L’idée de réaliser un opéra sur l’un des personnages de la Niflunga-Saga remonte au début des années 1850, lorsque Wagner imagine une nouvelle trilogie précédée d’un prologue, qui deviendra la Tétralogie du Ring des Nibelungen. On sait qu’il commence par la fin, avec la mort de Siegfried, avant de remonter peu à peu aux sources, variées, de la légende. Au printemps 1851, il écrit ainsi le livret du Jeune Siegfried, puis se met aux esquisses musicales, parallèlement à celles de l’Or du Rhin et de la Walkyrie. Il mettra ensuite de longues années à achever l’opéra. En août 1857, il interrompt sa composition pour presque 12 ans, le temps d’écrire Tristan puis les Maîtres-Chanteurs. Siegfried, titre définitif de ce qui sera la troisième journée de la Tétralogie, est enfin achevé au début de l’année 1871. Comme le reste, il est créé pour l’inauguration du théâtre de Bayreuth le 16 août 1876, sous la direction de Hans Richter, mais avec un jour de retard (il aurait dû être donné le 15), car Franz Betz, le Voyageur dans Siegfried, était malade. Le public est impressionné par ce qu’il entend mais aussi par ce qu’il voit sur la scène, en raison des effets spéciaux imaginés par Wagner, qui était son propre metteur en scène.
Ce dernier puise dans quantité de sources mythologiques germaniques et nordiques pour dessiner ses personnages, mais aussi chez les Grimm, dont le conte « Celui qui partit apprendre la peur » se retrouve dans les paroles de Mime, qui envoie Siegfried et son épée Notung combattre le géant Fafner, dont l’apparence terrifiante enseignerait au jeune naïf qui ne la connaît pas, ce qu’est la peur. On verra qu’il n’en sera rien.
Ce personnage de Siegfried, un rien candide, insouciant et prétentieux, est vu par George Bernard Shaw, cité par Piotr Kaminski, comme un héros anarchiste : « C’est un personnage absolument amoral, un anarchiste né, l’idéal de Bakounine, une anticipation du surhomme de Nietszche (…) ; le type même de l’homme sain, ayant acquis une parfaite confiance dans ses impulsions grâce à son intense et joyeuse vitalité, qui l’élève au-dessus de la crainte, de la vitalité, qui l’élève au-dessus de la crainte, de la mauvaise conscience, de la méchanceté, ainsi que des expédients et des béquilles morales de la loi et de l’ordre, qui font leur cortège. »

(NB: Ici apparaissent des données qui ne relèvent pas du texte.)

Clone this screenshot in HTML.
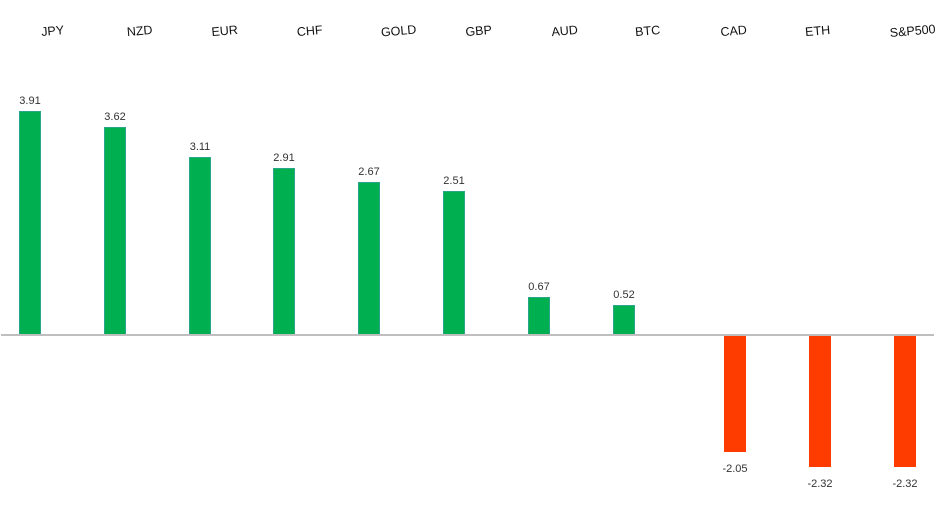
<!DOCTYPE html>
<html><head><style>
body{margin:0;background:#fff;}
</style></head><body>
<svg width="951" height="525" xmlns="http://www.w3.org/2000/svg" font-family="Liberation Sans, sans-serif">
<rect width="951" height="525" fill="#fff"/>
<g font-size="12.5" fill="#111" text-anchor="middle">
<text transform="translate(53,35) rotate(-5)">JPY</text>
<text transform="translate(140,35) rotate(-5)">NZD</text>
<text transform="translate(225,35) rotate(-5)">EUR</text>
<text transform="translate(310,35) rotate(-5)">CHF</text>
<text transform="translate(399,35) rotate(-5)">GOLD</text>
<text transform="translate(479,35) rotate(-5)">GBP</text>
<text transform="translate(565,35) rotate(-5)">AUD</text>
<text transform="translate(648,35) rotate(-5)">BTC</text>
<text transform="translate(734,35) rotate(-5)">CAD</text>
<text transform="translate(818,35) rotate(-5)">ETH</text>
<text transform="translate(913,35) rotate(-5)">S&amp;P500</text>
</g>
<g fill="#00b050" stroke="#2aa58a" stroke-width="1">
<rect x="19.5" y="111.5" width="21" height="223"/>
<rect x="104.5" y="127.5" width="21" height="207"/>
<rect x="189.5" y="157.5" width="21" height="177"/>
<rect x="273.5" y="168.5" width="21" height="166"/>
<rect x="358.5" y="182.5" width="21" height="152"/>
<rect x="443.5" y="191.5" width="21" height="143"/>
<rect x="528.5" y="297.5" width="21" height="37"/>
<rect x="613.5" y="305.5" width="21" height="29"/>
</g>
<g fill="#ff3c00">
<rect x="724" y="335" width="22" height="117"/>
<rect x="809" y="335" width="22" height="132"/>
<rect x="894" y="335" width="22" height="132"/>
</g>
<line x1="1" y1="335" x2="934" y2="335" stroke="#bfbfbf" stroke-width="2"/>
<g font-size="11" fill="#333" text-anchor="middle">
<text x="30" y="104">3.91</text>
<text x="115" y="120">3.62</text>
<text x="200" y="150">3.11</text>
<text x="284" y="161">2.91</text>
<text x="369" y="175">2.67</text>
<text x="454" y="184">2.51</text>
<text x="539" y="290">0.67</text>
<text x="624" y="298">0.52</text>
<text x="735" y="472">-2.05</text>
<text x="820" y="487">-2.32</text>
<text x="905" y="487">-2.32</text>
</g>
</svg>
</body></html>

Dans sa fameuse production de 1976, Patrice Chéreau en fait un personnage capricieux, presqu’enfantin et très sûr de lui, comme on le voit ici dans la captation video de 1980, lorsqu’il forge son épée Notung. L’occasion de rendre hommage non seulement au Mime saisissant de Heinz Zednik ; mais aussi au Siegfried de Manfred Jung, qui nous a quitté il y a quelques semaines.